__THE EXERCISE__. Exactly the lines from the one with "Recreate this image" through the one with "import seaborn as sns", inclusive, are to be repeated, and the pictures are not.

— START GIVEN INFORMATION —

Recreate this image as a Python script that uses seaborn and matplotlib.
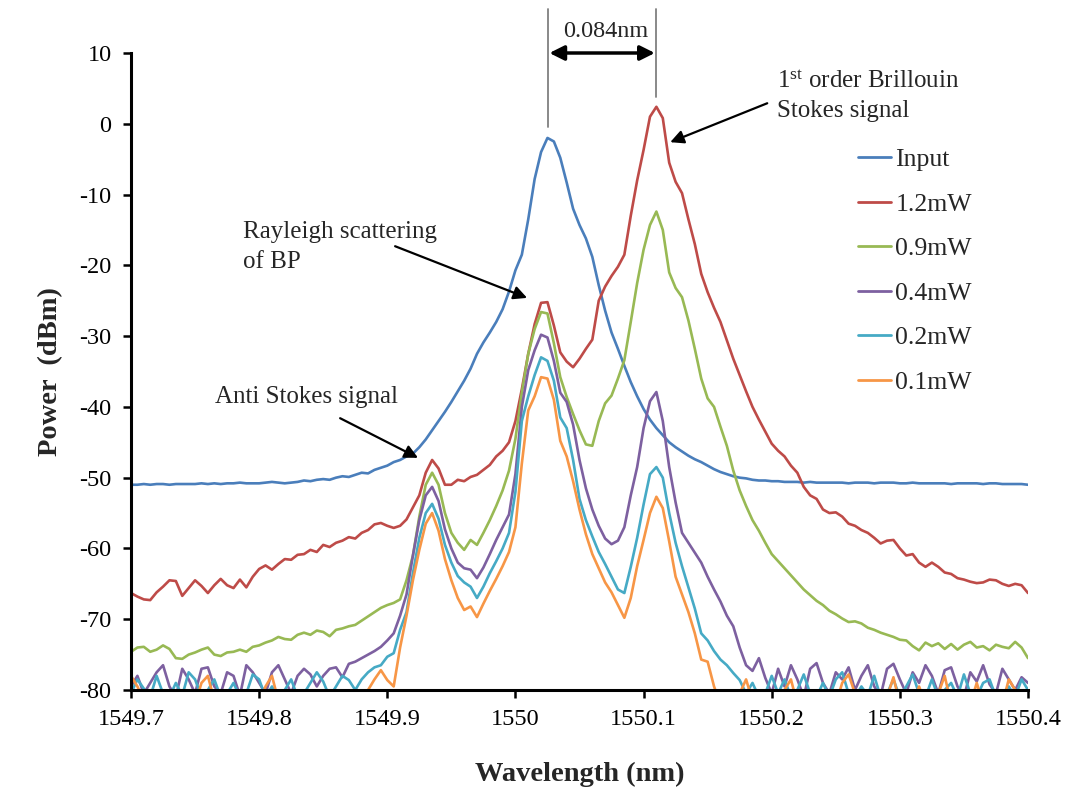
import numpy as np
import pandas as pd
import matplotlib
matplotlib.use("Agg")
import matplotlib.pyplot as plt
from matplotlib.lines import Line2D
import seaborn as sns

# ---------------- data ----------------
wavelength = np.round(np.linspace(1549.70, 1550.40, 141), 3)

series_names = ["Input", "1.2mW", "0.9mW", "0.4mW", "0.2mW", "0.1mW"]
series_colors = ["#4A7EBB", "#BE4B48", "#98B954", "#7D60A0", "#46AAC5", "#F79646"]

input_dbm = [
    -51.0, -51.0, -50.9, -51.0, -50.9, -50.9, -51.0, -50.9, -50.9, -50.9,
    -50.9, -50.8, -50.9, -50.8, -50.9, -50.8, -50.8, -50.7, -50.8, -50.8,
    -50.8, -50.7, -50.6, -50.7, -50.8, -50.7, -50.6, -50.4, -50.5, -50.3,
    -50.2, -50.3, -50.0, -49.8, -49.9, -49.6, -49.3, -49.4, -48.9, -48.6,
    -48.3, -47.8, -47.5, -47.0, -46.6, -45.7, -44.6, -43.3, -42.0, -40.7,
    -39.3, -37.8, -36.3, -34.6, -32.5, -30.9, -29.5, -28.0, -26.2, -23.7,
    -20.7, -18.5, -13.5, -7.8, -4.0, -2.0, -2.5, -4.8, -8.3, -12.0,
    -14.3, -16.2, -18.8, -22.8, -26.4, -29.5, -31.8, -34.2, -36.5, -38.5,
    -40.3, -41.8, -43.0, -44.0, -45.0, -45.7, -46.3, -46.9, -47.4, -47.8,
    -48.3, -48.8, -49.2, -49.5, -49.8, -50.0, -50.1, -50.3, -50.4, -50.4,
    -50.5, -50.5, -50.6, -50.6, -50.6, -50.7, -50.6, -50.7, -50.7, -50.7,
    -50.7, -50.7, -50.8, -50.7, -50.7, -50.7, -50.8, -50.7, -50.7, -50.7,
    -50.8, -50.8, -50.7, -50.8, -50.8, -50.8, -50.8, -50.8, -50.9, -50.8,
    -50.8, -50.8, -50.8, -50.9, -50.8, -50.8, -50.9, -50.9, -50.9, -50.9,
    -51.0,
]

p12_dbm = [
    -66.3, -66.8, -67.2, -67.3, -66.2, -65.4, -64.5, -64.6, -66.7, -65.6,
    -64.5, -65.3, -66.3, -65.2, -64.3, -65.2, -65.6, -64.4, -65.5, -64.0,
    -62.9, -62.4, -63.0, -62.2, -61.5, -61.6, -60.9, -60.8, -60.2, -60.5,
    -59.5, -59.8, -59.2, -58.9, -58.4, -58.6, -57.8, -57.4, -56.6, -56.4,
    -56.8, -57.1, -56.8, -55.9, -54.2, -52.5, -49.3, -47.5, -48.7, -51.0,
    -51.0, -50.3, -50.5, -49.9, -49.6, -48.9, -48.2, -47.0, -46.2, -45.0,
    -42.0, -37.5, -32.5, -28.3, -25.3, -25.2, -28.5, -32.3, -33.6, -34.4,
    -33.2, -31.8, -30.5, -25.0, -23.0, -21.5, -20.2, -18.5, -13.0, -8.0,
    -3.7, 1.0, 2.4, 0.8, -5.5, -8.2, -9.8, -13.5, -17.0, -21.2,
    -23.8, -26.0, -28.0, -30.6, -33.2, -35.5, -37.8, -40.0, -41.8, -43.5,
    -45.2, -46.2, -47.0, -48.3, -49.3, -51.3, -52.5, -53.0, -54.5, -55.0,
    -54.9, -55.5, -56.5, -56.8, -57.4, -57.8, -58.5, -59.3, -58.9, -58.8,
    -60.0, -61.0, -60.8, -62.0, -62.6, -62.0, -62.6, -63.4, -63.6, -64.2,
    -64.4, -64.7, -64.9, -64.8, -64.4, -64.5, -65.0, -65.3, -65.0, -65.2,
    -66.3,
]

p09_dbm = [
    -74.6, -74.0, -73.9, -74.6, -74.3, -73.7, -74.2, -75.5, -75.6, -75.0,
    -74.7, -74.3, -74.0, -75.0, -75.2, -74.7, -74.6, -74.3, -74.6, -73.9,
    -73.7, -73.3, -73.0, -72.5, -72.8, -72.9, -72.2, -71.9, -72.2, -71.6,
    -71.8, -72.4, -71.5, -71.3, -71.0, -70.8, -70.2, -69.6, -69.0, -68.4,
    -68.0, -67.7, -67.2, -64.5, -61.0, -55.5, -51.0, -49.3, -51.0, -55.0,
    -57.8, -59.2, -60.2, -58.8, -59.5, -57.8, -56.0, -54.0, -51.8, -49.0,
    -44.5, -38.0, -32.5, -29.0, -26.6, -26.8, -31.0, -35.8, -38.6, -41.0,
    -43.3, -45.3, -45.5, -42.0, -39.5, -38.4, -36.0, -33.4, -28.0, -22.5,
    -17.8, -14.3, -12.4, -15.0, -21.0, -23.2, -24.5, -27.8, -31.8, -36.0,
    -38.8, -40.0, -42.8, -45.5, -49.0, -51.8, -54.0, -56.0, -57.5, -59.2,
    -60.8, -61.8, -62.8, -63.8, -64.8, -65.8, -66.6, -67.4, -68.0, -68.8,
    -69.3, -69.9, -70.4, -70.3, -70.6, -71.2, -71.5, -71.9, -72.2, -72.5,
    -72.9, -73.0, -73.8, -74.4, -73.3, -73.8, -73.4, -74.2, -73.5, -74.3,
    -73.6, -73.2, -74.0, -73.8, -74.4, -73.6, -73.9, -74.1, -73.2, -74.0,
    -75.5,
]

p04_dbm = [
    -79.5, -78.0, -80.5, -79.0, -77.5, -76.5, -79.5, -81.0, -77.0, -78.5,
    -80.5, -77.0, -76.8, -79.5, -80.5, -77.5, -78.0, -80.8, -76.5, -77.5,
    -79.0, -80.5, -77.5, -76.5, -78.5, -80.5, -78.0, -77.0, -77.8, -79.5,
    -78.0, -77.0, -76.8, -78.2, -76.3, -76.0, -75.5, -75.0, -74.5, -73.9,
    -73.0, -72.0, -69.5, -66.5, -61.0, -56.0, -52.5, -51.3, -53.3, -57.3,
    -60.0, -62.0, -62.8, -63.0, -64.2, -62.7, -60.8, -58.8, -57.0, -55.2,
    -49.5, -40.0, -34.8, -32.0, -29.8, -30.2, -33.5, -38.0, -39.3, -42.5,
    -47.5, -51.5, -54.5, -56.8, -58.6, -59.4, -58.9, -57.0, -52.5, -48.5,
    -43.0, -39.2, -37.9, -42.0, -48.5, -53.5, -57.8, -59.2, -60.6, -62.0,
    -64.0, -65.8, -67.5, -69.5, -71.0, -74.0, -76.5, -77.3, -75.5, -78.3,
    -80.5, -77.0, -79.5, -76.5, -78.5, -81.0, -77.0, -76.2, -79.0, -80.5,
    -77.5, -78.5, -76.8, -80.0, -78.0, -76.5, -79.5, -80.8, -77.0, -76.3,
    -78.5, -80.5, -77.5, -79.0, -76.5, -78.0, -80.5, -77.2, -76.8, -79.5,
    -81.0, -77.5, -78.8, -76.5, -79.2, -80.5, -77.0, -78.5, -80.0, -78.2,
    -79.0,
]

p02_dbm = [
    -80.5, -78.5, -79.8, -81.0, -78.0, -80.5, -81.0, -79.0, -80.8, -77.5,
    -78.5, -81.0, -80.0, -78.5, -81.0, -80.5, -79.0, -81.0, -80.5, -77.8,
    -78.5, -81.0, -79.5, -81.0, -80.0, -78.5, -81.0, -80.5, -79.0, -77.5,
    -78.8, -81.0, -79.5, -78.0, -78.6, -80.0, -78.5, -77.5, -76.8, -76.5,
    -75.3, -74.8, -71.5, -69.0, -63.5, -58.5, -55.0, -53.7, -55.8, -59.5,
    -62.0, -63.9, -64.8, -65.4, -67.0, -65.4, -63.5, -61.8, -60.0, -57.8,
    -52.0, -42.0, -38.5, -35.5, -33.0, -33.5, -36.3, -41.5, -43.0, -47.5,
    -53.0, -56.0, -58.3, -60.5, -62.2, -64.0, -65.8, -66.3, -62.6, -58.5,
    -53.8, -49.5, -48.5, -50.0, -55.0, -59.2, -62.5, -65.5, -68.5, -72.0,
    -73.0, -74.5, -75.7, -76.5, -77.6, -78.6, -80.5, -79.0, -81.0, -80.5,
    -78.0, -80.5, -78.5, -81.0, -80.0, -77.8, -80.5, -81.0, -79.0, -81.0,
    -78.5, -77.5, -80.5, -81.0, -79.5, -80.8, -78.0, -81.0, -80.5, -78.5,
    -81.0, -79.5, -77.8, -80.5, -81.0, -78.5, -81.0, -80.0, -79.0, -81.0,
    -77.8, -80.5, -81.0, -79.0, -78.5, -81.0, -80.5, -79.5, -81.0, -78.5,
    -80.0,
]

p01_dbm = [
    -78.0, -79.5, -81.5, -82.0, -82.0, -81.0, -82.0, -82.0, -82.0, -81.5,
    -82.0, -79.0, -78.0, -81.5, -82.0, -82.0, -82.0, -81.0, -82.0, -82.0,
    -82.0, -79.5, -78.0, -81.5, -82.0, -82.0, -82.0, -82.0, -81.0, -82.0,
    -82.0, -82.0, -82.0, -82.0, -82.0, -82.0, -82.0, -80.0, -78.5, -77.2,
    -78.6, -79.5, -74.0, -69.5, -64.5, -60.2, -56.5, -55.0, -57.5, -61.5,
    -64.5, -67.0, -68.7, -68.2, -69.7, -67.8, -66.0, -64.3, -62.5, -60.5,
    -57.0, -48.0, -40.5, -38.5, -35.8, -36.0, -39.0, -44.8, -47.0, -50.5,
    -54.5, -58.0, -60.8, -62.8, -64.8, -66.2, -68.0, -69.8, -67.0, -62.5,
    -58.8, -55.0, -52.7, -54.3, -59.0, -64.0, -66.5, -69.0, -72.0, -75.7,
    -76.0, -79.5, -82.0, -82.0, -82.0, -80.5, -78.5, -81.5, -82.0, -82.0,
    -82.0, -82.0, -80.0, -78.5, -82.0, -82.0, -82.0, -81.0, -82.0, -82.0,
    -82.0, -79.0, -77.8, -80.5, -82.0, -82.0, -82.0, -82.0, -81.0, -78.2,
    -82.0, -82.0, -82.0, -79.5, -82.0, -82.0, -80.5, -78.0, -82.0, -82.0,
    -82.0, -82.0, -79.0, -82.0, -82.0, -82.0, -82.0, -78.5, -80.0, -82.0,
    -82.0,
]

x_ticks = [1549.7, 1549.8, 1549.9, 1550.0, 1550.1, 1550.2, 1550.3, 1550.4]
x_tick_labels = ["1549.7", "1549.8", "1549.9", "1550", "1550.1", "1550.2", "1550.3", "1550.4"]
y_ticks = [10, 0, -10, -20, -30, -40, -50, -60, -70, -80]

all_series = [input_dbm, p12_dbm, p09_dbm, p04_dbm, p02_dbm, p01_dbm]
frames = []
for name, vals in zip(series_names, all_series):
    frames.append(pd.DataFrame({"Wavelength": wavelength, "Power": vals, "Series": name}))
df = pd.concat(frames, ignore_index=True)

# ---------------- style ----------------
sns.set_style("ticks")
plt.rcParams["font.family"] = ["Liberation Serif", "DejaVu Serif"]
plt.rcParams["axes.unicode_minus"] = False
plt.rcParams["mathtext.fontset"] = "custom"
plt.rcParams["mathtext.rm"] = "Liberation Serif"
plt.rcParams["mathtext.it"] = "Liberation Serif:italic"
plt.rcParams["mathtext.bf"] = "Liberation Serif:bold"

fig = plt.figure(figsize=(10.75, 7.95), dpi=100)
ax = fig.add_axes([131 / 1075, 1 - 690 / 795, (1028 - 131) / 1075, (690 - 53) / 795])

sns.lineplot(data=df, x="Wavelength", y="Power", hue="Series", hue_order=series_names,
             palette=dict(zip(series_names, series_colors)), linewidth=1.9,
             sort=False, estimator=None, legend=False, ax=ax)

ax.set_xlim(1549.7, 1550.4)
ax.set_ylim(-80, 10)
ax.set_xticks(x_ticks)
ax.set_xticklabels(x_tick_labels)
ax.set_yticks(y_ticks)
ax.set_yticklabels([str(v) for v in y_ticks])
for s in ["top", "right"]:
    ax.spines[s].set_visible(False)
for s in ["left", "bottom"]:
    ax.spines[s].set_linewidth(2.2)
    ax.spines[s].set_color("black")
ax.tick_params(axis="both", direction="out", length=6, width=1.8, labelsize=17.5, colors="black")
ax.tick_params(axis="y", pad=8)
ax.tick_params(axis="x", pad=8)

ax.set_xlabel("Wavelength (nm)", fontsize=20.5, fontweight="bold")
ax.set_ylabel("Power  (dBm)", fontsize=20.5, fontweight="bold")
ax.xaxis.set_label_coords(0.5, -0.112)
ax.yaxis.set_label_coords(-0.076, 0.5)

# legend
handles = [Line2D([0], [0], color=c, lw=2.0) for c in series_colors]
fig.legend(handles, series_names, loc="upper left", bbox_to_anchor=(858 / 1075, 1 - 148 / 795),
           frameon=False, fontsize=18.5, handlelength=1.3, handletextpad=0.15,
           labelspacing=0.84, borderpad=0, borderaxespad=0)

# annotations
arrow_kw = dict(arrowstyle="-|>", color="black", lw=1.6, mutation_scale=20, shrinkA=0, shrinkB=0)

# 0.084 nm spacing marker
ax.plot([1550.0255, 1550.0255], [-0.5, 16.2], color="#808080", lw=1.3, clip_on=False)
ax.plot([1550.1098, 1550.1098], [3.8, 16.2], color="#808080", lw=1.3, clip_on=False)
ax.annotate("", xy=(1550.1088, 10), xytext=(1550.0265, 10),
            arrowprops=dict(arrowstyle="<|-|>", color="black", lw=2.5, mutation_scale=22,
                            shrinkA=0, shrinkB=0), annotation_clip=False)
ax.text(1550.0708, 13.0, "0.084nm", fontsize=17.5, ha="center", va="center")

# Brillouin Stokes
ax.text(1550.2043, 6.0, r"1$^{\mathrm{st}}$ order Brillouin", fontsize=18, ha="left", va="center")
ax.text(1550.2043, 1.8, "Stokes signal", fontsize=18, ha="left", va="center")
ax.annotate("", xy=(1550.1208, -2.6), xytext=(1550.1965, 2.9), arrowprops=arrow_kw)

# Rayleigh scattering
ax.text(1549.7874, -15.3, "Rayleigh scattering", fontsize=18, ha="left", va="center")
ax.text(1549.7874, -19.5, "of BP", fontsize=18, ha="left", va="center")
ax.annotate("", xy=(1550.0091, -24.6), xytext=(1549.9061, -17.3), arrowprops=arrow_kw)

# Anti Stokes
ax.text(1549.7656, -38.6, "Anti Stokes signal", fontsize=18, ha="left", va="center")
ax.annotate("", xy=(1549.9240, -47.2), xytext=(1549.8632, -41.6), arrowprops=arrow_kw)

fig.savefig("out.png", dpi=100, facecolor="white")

— END GIVEN INFORMATION —
— START GIVEN INFORMATION —

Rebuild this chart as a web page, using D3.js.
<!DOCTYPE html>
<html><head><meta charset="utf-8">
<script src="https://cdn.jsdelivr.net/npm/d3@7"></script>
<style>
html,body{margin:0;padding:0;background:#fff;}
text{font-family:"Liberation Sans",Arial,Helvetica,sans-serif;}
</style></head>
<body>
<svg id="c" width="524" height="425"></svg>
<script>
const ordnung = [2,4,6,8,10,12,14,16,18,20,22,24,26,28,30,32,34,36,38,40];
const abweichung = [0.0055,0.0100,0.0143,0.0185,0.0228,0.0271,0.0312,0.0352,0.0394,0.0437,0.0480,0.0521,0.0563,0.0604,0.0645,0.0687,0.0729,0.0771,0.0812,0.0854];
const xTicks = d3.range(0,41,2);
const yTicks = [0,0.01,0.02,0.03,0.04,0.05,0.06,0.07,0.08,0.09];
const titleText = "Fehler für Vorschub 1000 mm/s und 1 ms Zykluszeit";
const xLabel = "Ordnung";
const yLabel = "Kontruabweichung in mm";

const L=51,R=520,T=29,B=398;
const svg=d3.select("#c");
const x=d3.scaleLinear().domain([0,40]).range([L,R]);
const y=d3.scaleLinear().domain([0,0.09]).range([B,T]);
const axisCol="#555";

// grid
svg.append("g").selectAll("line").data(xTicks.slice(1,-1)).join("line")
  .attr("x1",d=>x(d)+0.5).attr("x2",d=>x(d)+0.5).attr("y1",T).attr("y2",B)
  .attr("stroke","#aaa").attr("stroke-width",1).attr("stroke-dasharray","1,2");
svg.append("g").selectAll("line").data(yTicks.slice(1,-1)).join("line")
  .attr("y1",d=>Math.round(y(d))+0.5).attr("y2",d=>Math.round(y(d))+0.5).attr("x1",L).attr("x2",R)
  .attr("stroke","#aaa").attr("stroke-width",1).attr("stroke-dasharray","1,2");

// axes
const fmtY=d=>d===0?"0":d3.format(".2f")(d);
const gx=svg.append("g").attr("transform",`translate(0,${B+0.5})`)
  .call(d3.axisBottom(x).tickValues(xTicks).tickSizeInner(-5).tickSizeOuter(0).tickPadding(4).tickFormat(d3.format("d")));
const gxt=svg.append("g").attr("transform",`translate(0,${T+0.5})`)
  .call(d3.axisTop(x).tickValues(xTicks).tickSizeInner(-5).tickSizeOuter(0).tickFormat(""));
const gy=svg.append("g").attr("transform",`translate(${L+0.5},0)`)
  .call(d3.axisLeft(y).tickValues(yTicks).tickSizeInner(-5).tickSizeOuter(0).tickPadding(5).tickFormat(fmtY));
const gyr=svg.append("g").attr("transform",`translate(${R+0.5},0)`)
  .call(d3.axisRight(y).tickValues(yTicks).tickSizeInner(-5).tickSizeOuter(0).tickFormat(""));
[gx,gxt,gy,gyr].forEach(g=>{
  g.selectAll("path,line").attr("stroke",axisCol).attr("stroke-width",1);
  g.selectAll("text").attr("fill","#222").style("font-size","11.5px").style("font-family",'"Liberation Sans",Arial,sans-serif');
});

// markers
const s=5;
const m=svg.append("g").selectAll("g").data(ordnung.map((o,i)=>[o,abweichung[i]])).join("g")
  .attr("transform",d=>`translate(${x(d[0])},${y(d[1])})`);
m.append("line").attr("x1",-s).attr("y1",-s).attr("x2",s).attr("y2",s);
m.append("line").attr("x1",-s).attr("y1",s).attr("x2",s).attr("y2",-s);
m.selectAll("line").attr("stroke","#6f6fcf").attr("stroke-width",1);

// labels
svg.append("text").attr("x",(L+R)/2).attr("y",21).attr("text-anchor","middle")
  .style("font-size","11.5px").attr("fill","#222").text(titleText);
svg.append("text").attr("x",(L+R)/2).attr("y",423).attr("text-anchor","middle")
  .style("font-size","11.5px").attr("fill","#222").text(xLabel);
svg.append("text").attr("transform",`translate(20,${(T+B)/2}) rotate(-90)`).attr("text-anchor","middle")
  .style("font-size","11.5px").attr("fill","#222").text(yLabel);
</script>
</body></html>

— END GIVEN INFORMATION —

__COMPLETE RESPONSE__.
Recreate this image as a Python script that uses seaborn and matplotlib.
import numpy as np
import pandas as pd
import matplotlib
matplotlib.use("Agg")
import matplotlib.pyplot as plt
from matplotlib.lines import Line2D
import seaborn as sns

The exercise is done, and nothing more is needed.